Once you have the basic boards, play editor. Ask yourself where you might trim or add a shot. Maybe you add an extra close-up to stretch the tension, or remove a panel that repeats the same idea.
This step teaches you that pacing is not fixed. You can shape it.
Step 4: Apply manga tricks to your own short film or animation
Take what you just learned and plug it into your next project.
Before filming or animating, print your script or scene outline. For each beat, sketch tiny manga-style panels in the margins:
- Decide when to use a close-up versus a wide shot.
- Mark where you want a “silent panel” with no dialogue.
- Steal one or two panel ideas from your study manga and adapt them. For example, a three-panel reaction (shock, denial, acceptance), or a long, page-wide frame for your big reveal.
You do not need to plan every frame in detail. Even a quick manga pass gives you a stronger visual plan before you hit record.

Simple Tips to Build Visual Storytelling Habits From Manga
Once you have tried the steps above, you can keep growing your skills just by reading smarter.
Pause on pages that grab you and ask why they work
Any time a page makes you stop and stare, take 20 seconds to unpack it.
Look at:
- The angle.

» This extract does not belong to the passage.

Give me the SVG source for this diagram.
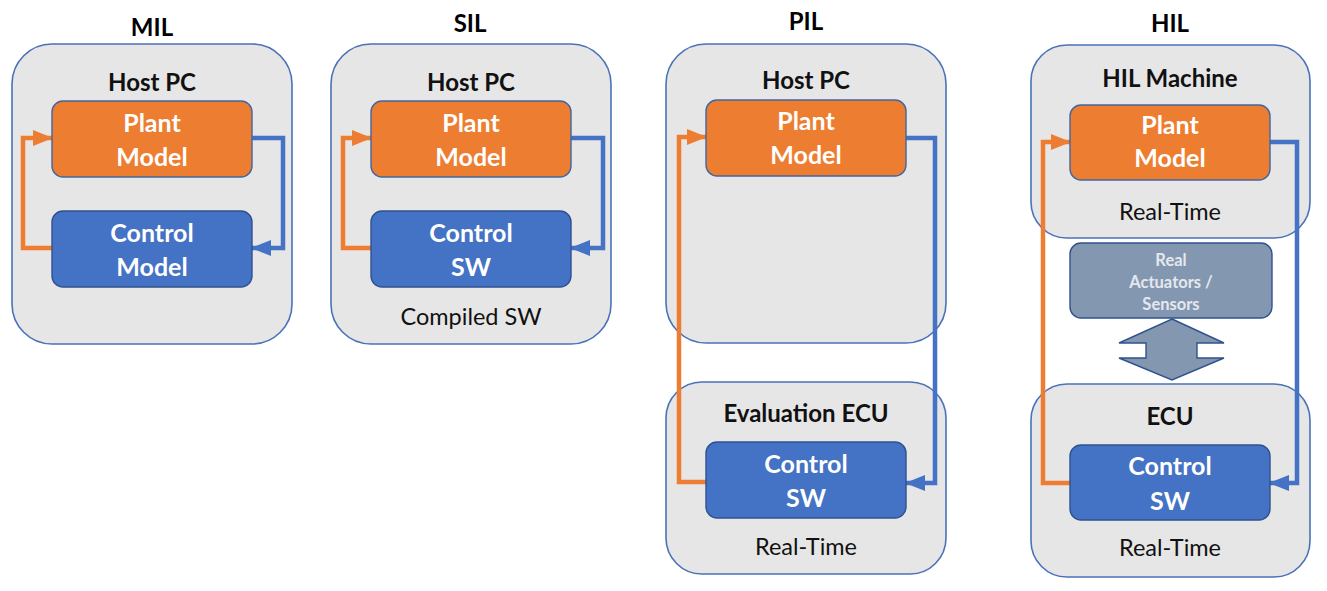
<svg xmlns="http://www.w3.org/2000/svg" width="1327" height="591" viewBox="0 0 1327 591">
<style>
.bg{fill:#ffffff}
.outer{fill:#e7e6e6;stroke:#4a72b8;stroke-width:1.6}
.plant{fill:#ed7d31;stroke:#41669f;stroke-width:1.4}
.ctrl{fill:#4472c4;stroke:#2f528f;stroke-width:1.4}
.act{fill:#8497b0;stroke:#2f528f;stroke-width:1.4}
.t{font-family:Lato,"Liberation Sans",sans-serif;text-anchor:middle}
.title{font-size:24px;font-weight:bold;fill:#000}
.hdr{font-size:24px;font-weight:bold;fill:#111}
.in{font-size:25px;font-weight:bold;fill:#ffffff}
.note{font-size:23.5px;fill:#111}
.small{font-size:16.5px;font-weight:bold;fill:#e4e8ee}
.co{fill:none;stroke:#ed7d31;stroke-width:4.5}
.cb{fill:none;stroke:#4472c4;stroke-width:4.5}
</style>
<defs>
<marker id="ao" markerUnits="userSpaceOnUse" markerWidth="20" markerHeight="16" refX="19" refY="8" orient="auto"><path d="M0,0 L20,8 L0,16 z" fill="#ed7d31"/></marker>
<marker id="ab" markerUnits="userSpaceOnUse" markerWidth="20" markerHeight="16" refX="19" refY="8" orient="auto"><path d="M0,0 L20,8 L0,16 z" fill="#4472c4"/></marker>
</defs>
<rect class="bg" x="0" y="0" width="1327" height="591"/>

<g id="mil">
<text class="t title" x="152" y="36">MIL</text>
<rect class="outer" x="12" y="44" width="280" height="300" rx="40"/>
<text class="t hdr" x="152" y="91">Host PC</text>
</g>
<g id="sil">
<text class="t title" x="470" y="32">SIL</text>
<rect class="outer" x="331" y="44" width="280" height="300" rx="40"/>
<text class="t hdr" x="471" y="91">Host PC</text>
<text class="t note" x="471" y="325">Compiled SW</text>
</g>
<g id="pil">
<text class="t title" x="806" y="30">PIL</text>
<rect class="outer" x="666" y="44" width="280" height="299" rx="40"/>
<text class="t hdr" x="806" y="89">Host PC</text>
</g>
<g id="pil-ecu">
<rect class="outer" x="666" y="382" width="280" height="192" rx="36"/>
<text class="t hdr" x="806" y="422">Evaluation ECU</text>
<text class="t note" x="806" y="555">Real-Time</text>
</g>
<g id="hil">
<text class="t title" x="1170" y="32">HIL</text>
<rect class="outer" x="1031" y="45" width="279" height="193" rx="36"/>
<text class="t hdr" x="1170" y="87">HIL Machine</text>
<text class="t note" x="1170" y="220">Real-Time</text>
</g>
<g id="hil-ecu">
<rect class="outer" x="1031" y="384" width="279" height="193" rx="36"/>
<text class="t hdr" x="1170" y="425">ECU</text>
<text class="t note" x="1170" y="556">Real-Time</text>
</g>

<g id="connectors">
<path class="co" d="M52 248 H23 V138 H52" marker-end="url(#ao)"/>
<path class="cb" d="M252 138 H283 V248 H252" marker-end="url(#ab)"/>
<path class="co" d="M371 248 H343 V138 H371" marker-end="url(#ao)"/>
<path class="cb" d="M571 138 H603 V248 H571" marker-end="url(#ab)"/>
<path class="co" d="M706 482 H679 V137 H706" marker-end="url(#ao)"/>
<path class="cb" d="M906 138 H935 V483 H906" marker-end="url(#ab)"/>
<path class="co" d="M1070 483 H1043 V142 H1070" marker-end="url(#ao)"/>
<path class="cb" d="M1270 142 H1297 V483 H1270" marker-end="url(#ab)"/>
</g>

<g id="mil-plant">
<rect class="plant" x="52" y="101" width="200" height="76" rx="11"/>
<text class="t in" x="152" y="132">Plant</text>
<text class="t in" x="152" y="166">Model</text>
</g>
<g id="mil-control">
<rect class="ctrl" x="52" y="211" width="200" height="76" rx="11"/>
<text class="t in" x="152" y="242">Control</text>
<text class="t in" x="152" y="276">Model</text>
</g>
<g id="sil-plant">
<rect class="plant" x="371" y="101" width="200" height="76" rx="11"/>
<text class="t in" x="471" y="132">Plant</text>
<text class="t in" x="471" y="166">Model</text>
</g>
<g id="sil-control">
<rect class="ctrl" x="371" y="211" width="200" height="76" rx="11"/>
<text class="t in" x="471" y="242">Control</text>
<text class="t in" x="471" y="276">SW</text>
</g>
<g id="pil-plant">
<rect class="plant" x="706" y="100" width="200" height="76" rx="11"/>
<text class="t in" x="806" y="130">Plant</text>
<text class="t in" x="806" y="164">Model</text>
</g>
<g id="pil-control">
<rect class="ctrl" x="706" y="442" width="200" height="76" rx="11"/>
<text class="t in" x="806" y="473">Control</text>
<text class="t in" x="806" y="507">SW</text>
</g>
<g id="hil-plant">
<rect class="plant" x="1070" y="105" width="200" height="75" rx="11"/>
<text class="t in" x="1170" y="134">Plant</text>
<text class="t in" x="1170" y="167">Model</text>
</g>
<g id="hil-actuators">
<rect class="act" x="1070" y="243" width="202" height="75" rx="11"/>
<text class="t small" x="1171" y="266">Real</text>
<text class="t small" x="1171" y="288">Actuators /</text>
<text class="t small" x="1171" y="310">Sensors</text>
</g>
<g id="hil-double-arrow">
<path class="act" d="M1172 319 L1224 343 H1197 V358 H1224 L1172 380 L1119 358 H1146 V343 H1119 Z"/>
</g>
<g id="hil-control">
<rect class="ctrl" x="1070" y="445" width="200" height="75" rx="11"/>
<text class="t in" x="1170" y="475">Control</text>
<text class="t in" x="1170" y="510">SW</text>
</g>
</svg>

Is it high, low, or eye level?
- The panel size. Big, tiny, or a mix?
- Where the characters stand in the frame.
- Where sound effects and speech bubbles sit.
Jot down a quick note in the margin or in a notebook. Over time you build an instinct for “what looks good”, which then leaks into your own boards and shot lists.
Steal like a film nerd: build a swipe file of great panels
Keep a folder, sketchbook, or phone album just for strong panels. Photocopy, print, or redraw them.
Under each one, write a tag, like:
- “Great low angle for villain intro”
- “Nice quiet close-up before kiss”
- “Clean staging for three characters at a table”
When you are stuck planning a scene, flip through your swipe file. You are not stealing stories, only panel ideas and staging tricks. It is a personal visual library you can reach for any time.
Conclusion
Manga is a cheap, fun way to train your eye for storyboarding without needing gear, actors, or a studio. You get to study how artists control shots, pacing, and emotion, all inside a stack of paper.
Pick clear, cinematic series, read them once for story, then go back to label shots, study panel flow, and turn favourite pages into your own rough boards. Bring those tricks into your next short film, animation, or YouTube video, even if it is only a few sketchy panels in your notebook.
If you spend just a few minutes a week looking at manga like a filmmaker, your storyboards will feel sharper, your shots will feel more intentional, and your next project will be much easier to plan.